In its present form, Miranda’s prophylactic regime already imposes “high cost[s]” by requiring suppression of confessions that are often “highly probative” and “voluntary” by any traditional standard. Oregon v. Elstad, 470 U. S. 298, 312 (1985); see Dickerson, 530 U. S., at 444 (under Miranda “statements which may be by no means involuntary, made by a defendant who is aware of his ‘rights,’ may nonetheless be excluded and a guilty defen dant go free as a result”).
Nonetheless, a “core virtue” of Miranda has been the clarity and precision of its guidance to “police and courts.” Withrow v. Williams, 507 U. S. 680, 694 (1993) (internal quotation marks omitted); see Moran, 475 U. S., at 425 (“[O]ne of the principal advantages of Miranda is the ease and clarity of its application” (inter nal quotation marks omitted)). This increased clarity “has been thought to outweigh the burdens” that Miranda imposes. Fare, 442 U. S., at 718. The Court has, however, repeatedly cautioned against upsetting the careful “balance” that Miranda struck, Moran, supra, at 424, and it has “refused to sanction attempts to expand [the] Miranda holding” in ways that would reduce its “clarity.” See Quarles, 467 U. S., at 658 (citing cases).
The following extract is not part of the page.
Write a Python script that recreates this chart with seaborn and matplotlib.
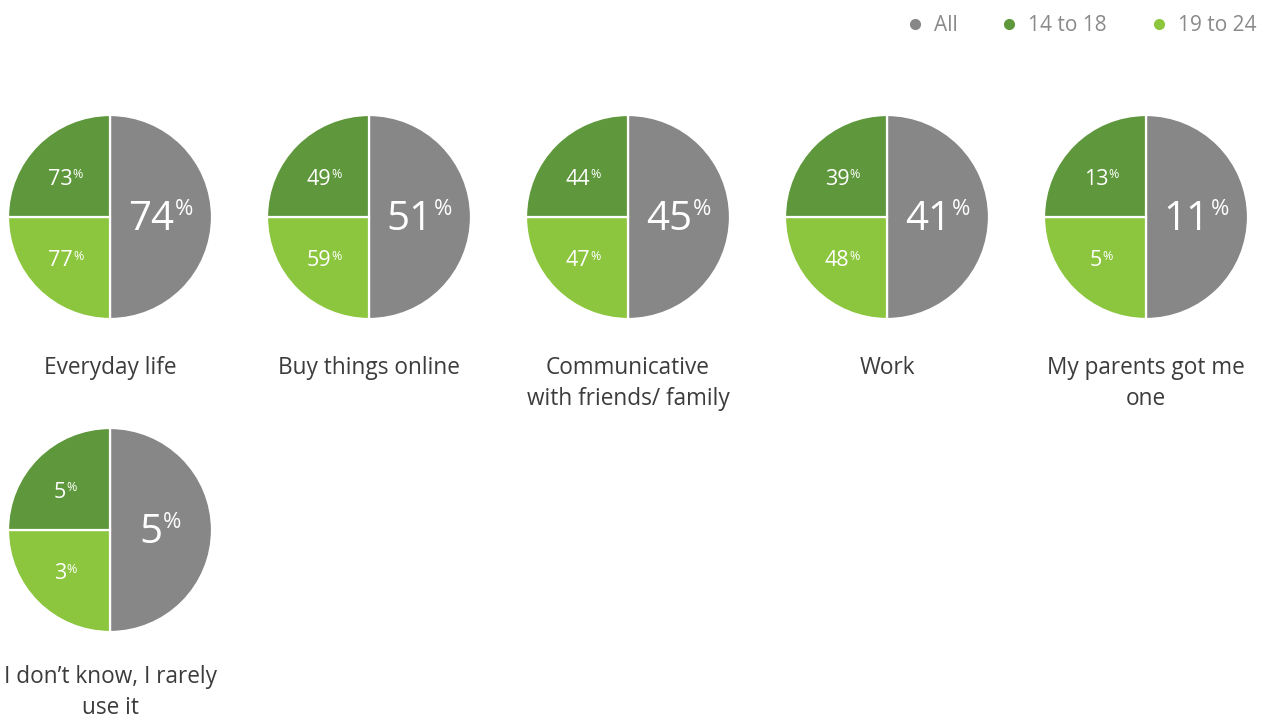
import matplotlib
matplotlib.use("Agg")
import matplotlib.pyplot as plt
from matplotlib.lines import Line2D
import seaborn as sns

categories = [
    "Everyday life",
    "Buy things online",
    "Communicative\nwith friends/ family",
    "Work",
    "My parents got me\none",
    "I don\u2019t know, I rarely\nuse it",
]
all_vals = [74, 51, 45, 41, 11, 5]
age_14_18 = [73, 49, 44, 39, 13, 5]
age_19_24 = [77, 59, 47, 48, 5, 3]
series_names = ["All", "14 to 18", "19 to 24"]

sns.set_theme(style="white")
plt.rcParams["font.family"] = ["Open Sans", "DejaVu Sans"]

GRAY, DARK_GREEN, LIGHT_GREEN = sns.color_palette(["#878787", "#5f983c", "#8cc63e"])
TEXT_COLOR = "#3c3c3c"
LEGEND_TEXT = "#8a8a8a"

W, H = 1271, 720
fig = plt.figure(figsize=(W / 100, H / 100), dpi=100)
ax = fig.add_axes([0, 0, 1, 1])

# layout of the grid of pies (pixel space, y measured from top)
R = 102
x0, dx = 110, 259
row_y = [217, 530]
label_gap = [139, 135]
per_row = 5


def add_value(x, y, value, size, pct_size):
    t = ax.text(x, y, f"{value}", ha="center", va="center", color="white",
                fontsize=size)
    ax.annotate("%", xy=(1.02, 1.02), xycoords=t, ha="left", va="top",
                color="white", fontsize=pct_size)


for i, cat in enumerate(categories):
    row = i // per_row
    cx = x0 + dx * (i % per_row)
    cy = H - row_y[row]
    # right half: all respondents; lower-left: 19 to 24; upper-left: 14 to 18
    ax.pie([2, 1, 1], colors=[GRAY, LIGHT_GREEN, DARK_GREEN], startangle=90,
           counterclock=False, center=(cx, cy), radius=R,
           wedgeprops=dict(edgecolor="white", linewidth=1.6))
    add_value(cx + 0.40 * R, cy - 3, all_vals[i], 29, 16)
    add_value(cx - 0.49 * R, cy + 0.37 * R, age_14_18[i], 15.5, 9)
    add_value(cx - 0.49 * R, cy - 0.43 * R, age_19_24[i], 15.5, 9)
    ax.text(cx, cy - label_gap[row], cat, ha="center", va="top",
            color=TEXT_COLOR, fontsize=16.3, linespacing=1.38)

ax.set_xlim(0, W)
ax.set_ylim(0, H)
ax.set_aspect("auto")
ax.axis("off")

handles = [Line2D([], [], marker="o", linestyle="", markersize=7, color=c)
           for c in (GRAY, DARK_GREEN, LIGHT_GREEN)]
leg = fig.legend(handles, series_names, loc="upper right", ncol=3,
                 bbox_to_anchor=(1.003, 1.005), frameon=False, fontsize=15,
                 handletextpad=0.5, columnspacing=2.1, handlelength=0.8)
for txt in leg.get_texts():
    txt.set_color(LEGEND_TEXT)

fig.savefig("out.png", dpi=100)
Given this practice, there should be a “strong presumption” against the Court’s new departure from the established custody test. See United States v. Patane, 542 U. S. 630, 640 (2004) (plurality opinion). In my judgment, that presumption cannot be overcome here.
Citing a number of leading dissents–including Justice White’s original dissent from Miranda–Alito notes that Miranda is both “overinclusive” and “underinclusive”
Miranda’s rigid standards are both overinclusive and underinclusive. They are overinclusive to the extent that they provide a windfall to the most hardened and savvy of suspects, who often have no need for Miranda’s protections.
And Miranda’s requirements are underinclusive to the extent that they fail to account for “frailties,” “idiosyncrasies,” and other individualized considerations that might cause a person to bend more easily during a confrontation with the police.
The majority opinion by Justice Sotomayor was willing to blur a bright line in order to avoid compulsion and perhaps inappropriate confessions.
Not once have we excluded from the custody analysis a circumstance that we deter- mined was relevant and objective, simply to make the fault line between custodial and noncustodial “brighter.” Indeed, were the guiding concern clarity and nothing else, the custody test would presumably ask only whether the suspect had been placed under formal arrest. Berkemer, 468 U. S., at 441; see ibid. (acknowledging the “occa- siona[l] . . . difficulty” police officers confront in determin- ing when a suspect has been taken into custody). But we have rejected that “more easily administered line,” recognizing that it would simply “enable the police to circumvent the constraints on custodial interrogations established by Miranda.” Ibid.; see also ibid., n. 33.10
Rob Barnes addressed the Court, and specifically Alito’s, view on socia cost, and his preference for erring on the side of public safety.
Alito, a former career lawyer at the JusticeDepartment and New Jersey’s U.S. attorney from 1987 to 1990, is wary of petitions from the convicted complaining of defects and worried about lawyers exploiting loopholes to try to free the guilty. “Public safety” is his bottom line and a phrase often repeated in his writing.
Last week, he complained of the “heavy toll” that accompanies the exclusionary rule, the court’s rule that evidence may have to be suppressed when police have not followed proper procedure.
“It almost always requires courts to ignore reliable, trustworthy evidence bearing on guilt or innocence,” Alito wrote for the majority in Davis v. U.S. “And its bottom-line effect, in many cases, is to suppress the truth and set the criminal loose in the community without punishment.”
In contrast, Justice Sotomayor in J.D.B. v. North Carolina, viewed social cost differently, and erred on the side of liberty by broadly construing concerns about self-incrimination:
Sotomayor also wrote for the court last week, with a very different tone.
She underscored the need for another court creation, the Miranda rule, which requires police to tell those held in custody that they have the right to remain silent and to an attorney. The 5 to 4 decision in J.D.B. v. North Carolina said child suspects deserve special consideration.
“Even for an adult, the physical and psychological isolation of custodial interrogation can undermine the individual’s will to resist and . . . compel him to speak where he would not otherwise do so freely,” Sotomayor wrote.
Issues of the constitutionality of social cost keep popping up.